A practical breakdown for admins, developers, and security teams
Salesforce ships security updates on a regular cadence, and every release brings a fresh wave of patches, deprecations, and new defensive features that admins need to act on quickly. If you're running Sales Cloud, Service Cloud, Experience Cloud, or any custom Lightning app, ignoring a security release isn't an option — these updates frequently include critical fixes that protect your org from credential leaks, permission escalation, and data exfiltration.
Here's what you should focus on in the latest release, and how to roll changes out without breaking your production environment.
1. Critical Updates You Should Enable Now
Salesforce typically bundles its most important security changes as Critical Updates or Release Updates that auto-enforce on a specific date. Missing the enforcement deadline means the platform flips the switch for you — sometimes with unintended downstream effects on integrations and custom code.
Common categories in recent releases include:
- Guest user permission hardening — tightening what unauthenticated visitors to Experience Cloud sites can see and do.
- API access control changes — restricting which connected apps and integrations can hit certain endpoints, often requiring an explicit allowlist.
- CSP (Content Security Policy) tightening — blocking inline scripts and unapproved third-party domains in Lightning components.
- Session security enhancements — shorter token lifetimes, stricter MFA enforcement, and IP-based session binding.
Action item: Pull up Setup → Release Updates in your sandbox, review each item flagged as "Enforced in [next release]," and test before the auto-enable date.
2. MFA and Identity Hardening
Multi-factor authentication has been mandatory on Salesforce for direct user logins for some time, but each release tends to expand what counts as "covered." Recent enforcement waves have extended MFA requirements to:
- SSO logins (you can't bypass MFA by routing through your IdP anymore — the IdP itself must enforce it).
- API logins via OAuth flows for human users.
- Partner and customer community logins on Experience Cloud.
If your org still has service accounts or integration users logging in with username/password, now is the time to migrate them to OAuth 2.0 with the JWT Bearer or Client Credentials flow.
3. New Vulnerabilities Patched
Every release includes a set of vulnerability fixes that Salesforce discloses through its trust portal. Watch for:
- Stored XSS fixes in standard components — review any custom Lightning components that interpolate user input.
- IDOR (Insecure Direct Object Reference) fixes affecting record visibility through specific API endpoints.
- SOQL injection patches in managed packages or standard list view filters.
You generally don't need to take action on these — Salesforce patches the platform itself — but if your code mimics the pattern of a patched vulnerability, you may have the same issue in your custom Apex or LWC code. Audit accordingly.
4. New Defensive Tools to Adopt
Releases often introduce opt-in security features that won't help you unless you turn them on. Look out for:
- Event Monitoring enhancements — new event types for tracking suspicious data access patterns.
- Shield Platform Encryption updates — broader field coverage and improved key management.

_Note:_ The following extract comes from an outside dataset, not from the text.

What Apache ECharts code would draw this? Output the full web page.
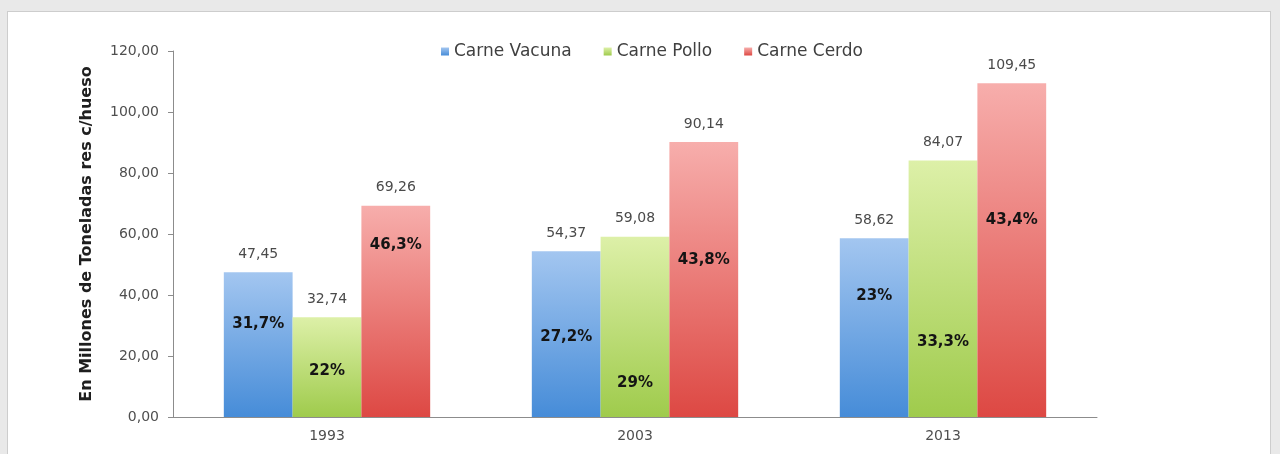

- Threat detection alerts — anomaly detection for credential stuffing, session hijacking, and report exports.
- Permission Set Group improvements — better tooling for reducing standing access (just-in-time elevation patterns).
5. Deprecations and Removals
Security releases routinely retire old protocols and APIs. Recent and upcoming retirements have included legacy TLS versions, older SOAP API versions, and deprecated authentication flows like the OAuth 2.0 Username-Password flow. Check the release notes for any "End of Life" announcements and inventory your integrations.
How to Roll It Out Safely
A sane rollout looks roughly like this:
- Read the release notes end to end in a sandbox-refreshed environment. Don't skim the security section.
- Refresh a Full sandbox against the preview pod so you're testing against the new version before it hits production.
- Run your integration test suite with the new defaults enabled. Pay special attention to anything that calls the REST or SOAP API from outside Salesforce.
- Review Login History and Event Monitoring for the week after rollout — that's where breakage usually surfaces.
- Update your runbooks to reflect any changed behavior, especially for incident response.
Where to Find the Authoritative Details
For the actual CVE list, version numbers, and enforcement dates, go straight to the source rather than secondary blogs:
- Salesforce Release Notes — the security section of the current release's official notes
- Salesforce Trust (
trust.salesforce.com) — status and security advisories - Salesforce Security Advisories page — disclosed vulnerabilities and remediation guidance
- Your Health Check score in Setup — the fastest way to spot misalignment with current best practices
Bottom Line
Salesforce's security posture is only as strong as your willingness to keep up with its release cycle. Skipping a release usually doesn't break anything today — but a year of skipped releases is how orgs end up with insecure defaults, deprecated integrations breaking on enforcement day, and unpatched exposure to public CVEs.